Everything you need to know about the TV licence - and if you need one to watch Netflix
The BBC has revealed it will be changing its policy regarding free TV licences for over-75s, with many more people across the UK being required to pay for a TV licence come 1 August.
But what exactly do you need a TV licence for, and do you need one to watch Netflix on your TV?
This is everything you need to know about TV licences - including how much you could be fined for not having one.

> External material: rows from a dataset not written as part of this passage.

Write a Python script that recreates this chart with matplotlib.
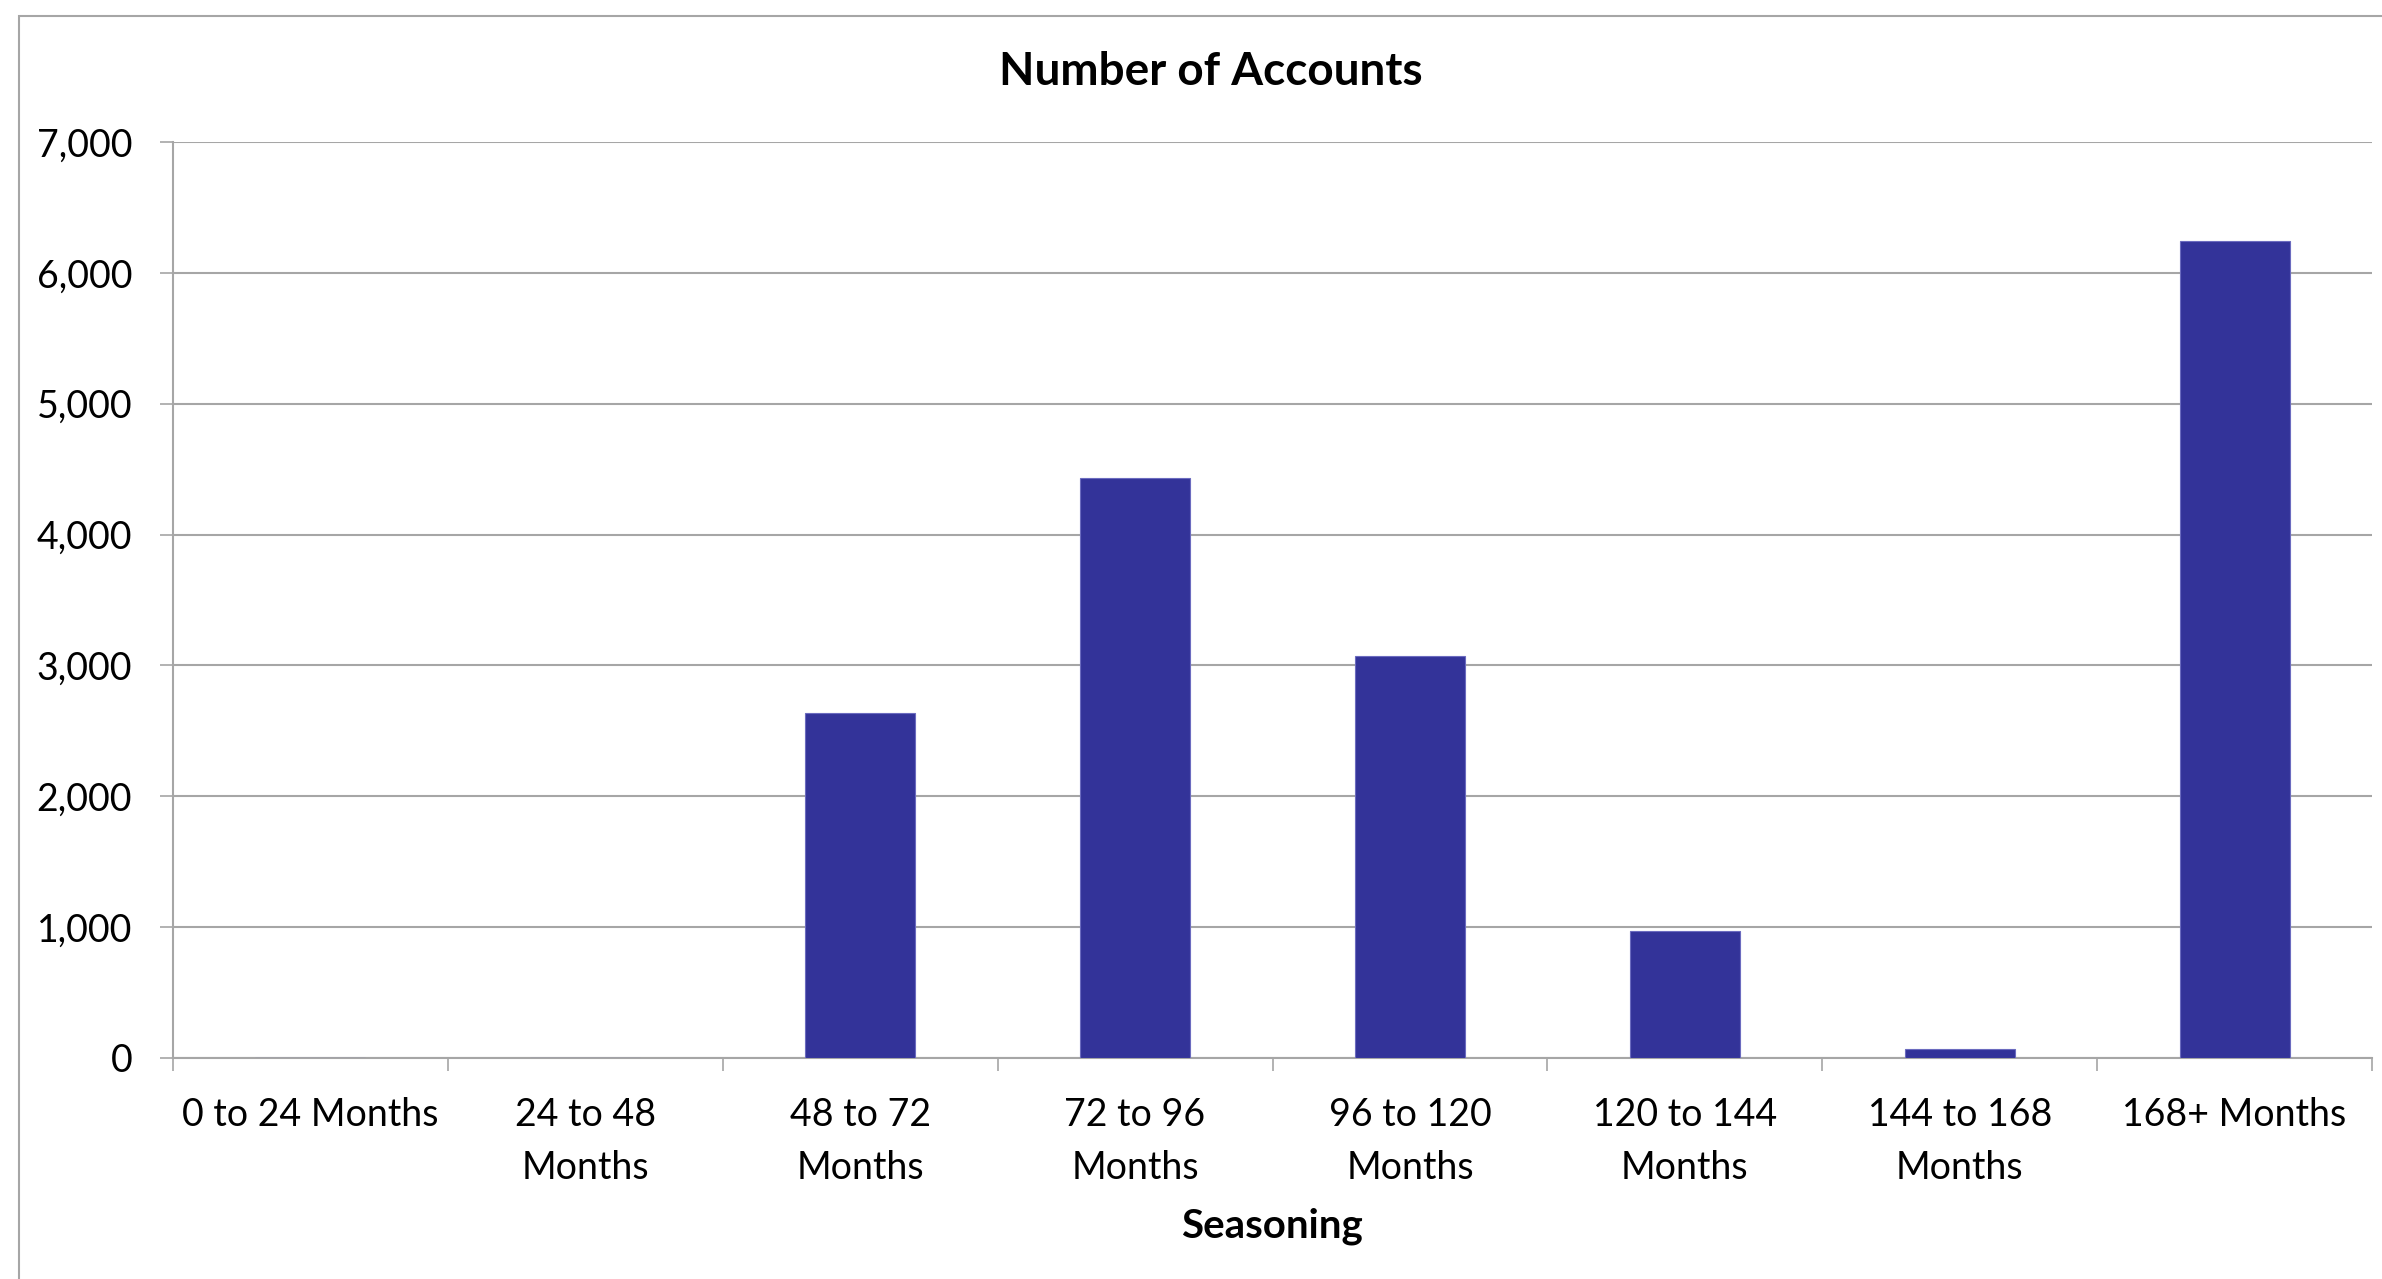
import matplotlib
matplotlib.use('Agg')
import matplotlib.pyplot as plt
from matplotlib.patches import Rectangle
from matplotlib.ticker import FuncFormatter, FixedLocator

# data
categories = ['0 to 24 Months', '24 to 48\nMonths', '48 to 72\nMonths',
              '72 to 96\nMonths', '96 to 120\nMonths', '120 to 144\nMonths',
              '144 to 168\nMonths', '168+ Months']
accounts = [0, 0, 2640, 4432, 3069, 968, 71, 6240]
y_ticks = [0, 1000, 2000, 3000, 4000, 5000, 6000, 7000]

plt.rcParams['font.family'] = ['Lato', 'DejaVu Sans']
grid_grey = '#a6a6a6'
bar_blue = '#333399'

W, H = 2382, 1279
fig = plt.figure(figsize=(W / 100, H / 100), dpi=100)

# outer chart border (runs off the right and bottom of the picture)
fig.patches.append(Rectangle((19 / W, -0.1), 1.2, 1 - 16 / H + 0.1,
                             transform=fig.transFigure, fill=False,
                             edgecolor=grid_grey, linewidth=1.5))

ax = fig.add_axes([173 / W, 1 - 1058 / H, (2372 - 173) / W, (1058 - 142) / H])

x = list(range(len(categories)))
ax.bar(x, accounts, width=0.4, color=bar_blue, edgecolor='#6b6bbf',
       linewidth=0.8, zorder=3)

ax.set_xlim(-0.5, len(categories) - 0.5)
ax.set_ylim(0, 7000)
ax.set_yticks(y_ticks)
ax.yaxis.set_major_formatter(FuncFormatter(lambda v, p: f'{int(v):,}'))
ax.yaxis.grid(True, color=grid_grey, linewidth=1.5, zorder=0)
ax.tick_params(axis='y', length=9.4, width=1.2, color=grid_grey,
               labelsize=27, pad=20)

ax.set_xticks(x)
ax.set_xticklabels(categories, fontsize=27, linespacing=1.6)
ax.xaxis.set_minor_locator(FixedLocator([i - 0.5 for i in range(len(categories) + 1)]))
ax.tick_params(axis='x', which='major', length=0, pad=28)
ax.tick_params(axis='x', which='minor', length=9.4, width=1.2, color=grid_grey)

for side in ['top', 'right']:
    ax.spines[side].set_visible(False)
for side in ['left', 'bottom']:
    ax.spines[side].set_color(grid_grey)
    ax.spines[side].set_linewidth(1.5)

fig.text(1211 / W, 1 - 72 / H, 'Number of Accounts', ha='center',
         va='center', fontsize=33, fontweight='bold')
fig.text(1272 / W, 1 - 1226 / H, 'Seasoning', ha='center', va='center',
         fontsize=29, fontweight='bold')

fig.savefig('out.png', dpi=100)
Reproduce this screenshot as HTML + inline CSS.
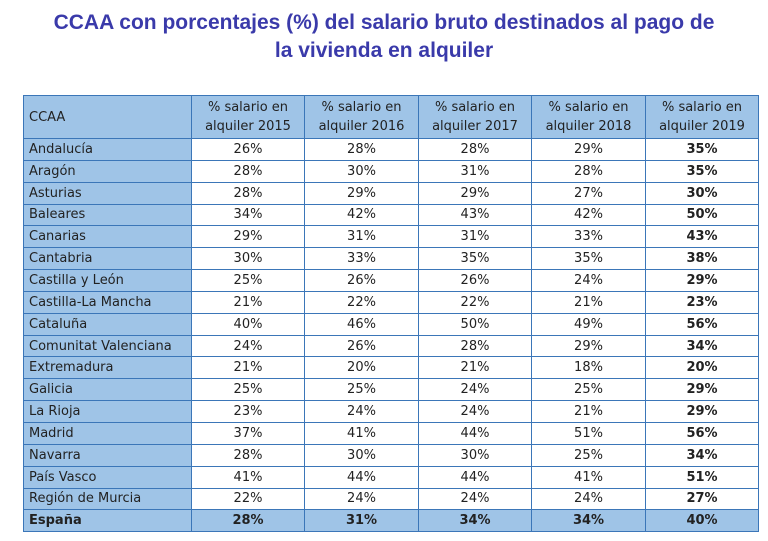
<!DOCTYPE html>
<html><head><meta charset="utf-8"><style>
body{margin:0;width:768px;height:541px;background:#fff;font-family:"Liberation Sans",sans-serif;overflow:hidden}
h1{position:absolute;left:0;top:9px;width:768px;margin:0;text-align:center;font-size:21px;line-height:28px;color:#3a3aaa;font-weight:bold}
table{position:absolute;left:23px;top:95px;border-collapse:collapse;font-family:"DejaVu Sans","Liberation Sans",sans-serif;font-size:13px;color:#222}
td{border:1.5px solid #3b76b8;height:20.85px;padding:0;text-align:center;background:#fff}
td:first-child{background:#9fc4e7;text-align:left;padding-left:5px;width:162px}
tr.h td{background:#9fc4e7;height:42px;line-height:19px}
td.b{font-weight:bold}
tr.e td{background:#9fc4e7;font-weight:bold}
</style></head><body>
<h1>CCAA con porcentajes (%) del salario bruto destinados al pago de<br>la vivienda en alquiler</h1>
<table>
<colgroup><col style="width:167px"><col style="width:113px"><col style="width:114px"><col style="width:113px"><col style="width:114px"><col style="width:113px"></colgroup>
<tr class="h"><td>CCAA</td><td>% salario en<br>alquiler 2015</td><td>% salario en<br>alquiler 2016</td><td>% salario en<br>alquiler 2017</td><td>% salario en<br>alquiler 2018</td><td>% salario en<br>alquiler 2019</td></tr>
<tr><td>Andalucía</td><td>26%</td><td>28%</td><td>28%</td><td>29%</td><td class="b">35%</td></tr>
<tr><td>Aragón</td><td>28%</td><td>30%</td><td>31%</td><td>28%</td><td class="b">35%</td></tr>
<tr><td>Asturias</td><td>28%</td><td>29%</td><td>29%</td><td>27%</td><td class="b">30%</td></tr>
<tr><td>Baleares</td><td>34%</td><td>42%</td><td>43%</td><td>42%</td><td class="b">50%</td></tr>
<tr><td>Canarias</td><td>29%</td><td>31%</td><td>31%</td><td>33%</td><td class="b">43%</td></tr>
<tr><td>Cantabria</td><td>30%</td><td>33%</td><td>35%</td><td>35%</td><td class="b">38%</td></tr>
<tr><td>Castilla y León</td><td>25%</td><td>26%</td><td>26%</td><td>24%</td><td class="b">29%</td></tr>
<tr><td>Castilla-La Mancha</td><td>21%</td><td>22%</td><td>22%</td><td>21%</td><td class="b">23%</td></tr>
<tr><td>Cataluña</td><td>40%</td><td>46%</td><td>50%</td><td>49%</td><td class="b">56%</td></tr>
<tr><td>Comunitat Valenciana</td><td>24%</td><td>26%</td><td>28%</td><td>29%</td><td class="b">34%</td></tr>
<tr><td>Extremadura</td><td>21%</td><td>20%</td><td>21%</td><td>18%</td><td class="b">20%</td></tr>
<tr><td>Galicia</td><td>25%</td><td>25%</td><td>24%</td><td>25%</td><td class="b">29%</td></tr>
<tr><td>La Rioja</td><td>23%</td><td>24%</td><td>24%</td><td>21%</td><td class="b">29%</td></tr>
<tr><td>Madrid</td><td>37%</td><td>41%</td><td>44%</td><td>51%</td><td class="b">56%</td></tr>
<tr><td>Navarra</td><td>28%</td><td>30%</td><td>30%</td><td>25%</td><td class="b">34%</td></tr>
<tr><td>País Vasco</td><td>41%</td><td>44%</td><td>44%</td><td>41%</td><td class="b">51%</td></tr>
<tr><td>Región de Murcia</td><td>22%</td><td>24%</td><td>24%</td><td>24%</td><td class="b">27%</td></tr>
<tr class="e"><td>España</td><td>28%</td><td>31%</td><td>34%</td><td>34%</td><td>40%</td></tr>
</table>
</body></html>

What do I need a TV licence for?
You’re required to have a TV licence if you:
- Watch or record programmes as they’re being shown on TV, on any channel
- Watch or stream programmes lives on an online TV service, such as ITV Hub, All 4, NowTV, Sky Go etc
- Download or watch any BBC programmes on iPlayer
This applies to any device you use to do this, including a TV, computer, laptop, mobile, tablet or other device that can receive a TV signal.
You do not need a TV licence to watch:
- Non-BBC programmes on online catch up services
- Videos or DVDs
- Clips on websites like YouTube
A single TV licence covers all of the following in a single property:
- TV sets
- Mobile phones
- Any other device that can receive a TV signal
How much does a TV licence cost?
A TV licence costs £157.50 (or £53 for a black and white TV), and lasts for a whole year.
There are a range of ways people can choose to pay for their licence, so you should be able to figure out a system that works for you.
You can pay for your licence yearly, which means paying for it once every 12 months. Alternatively, you can spread the cost over 12 months, paying around £26.25 per month for the first six months, then £13.12 for the rest of the year.
You can also pay for it on a weekly or fortnightly basis.
You can buy your licence via the TV licencing website, here. If you don’t purchase a TV licence, but still watch live TV and BBC broadcasts, then you could be faced with a fine of up to £1,000.
Who is eligible for a free TV licence?
Previously, everyone over the age of 75 was eligible for a free TV licence, however, from 1 August, that will no longer be the case.
Those aged over 75 and in receipt of Pension Credit will be eligible for a free TV licence funded by the BBC, however, everyone else will still be required to pay for their licence.
You might be eligible for a discounted licence if you have a severe vision impairment.
If you are blind, you will qualify for a 50 per cent concession on your TV licence, which covers everyone else in your household regardless of their sight. If you are partially sighted, then you are not eligible for the discount.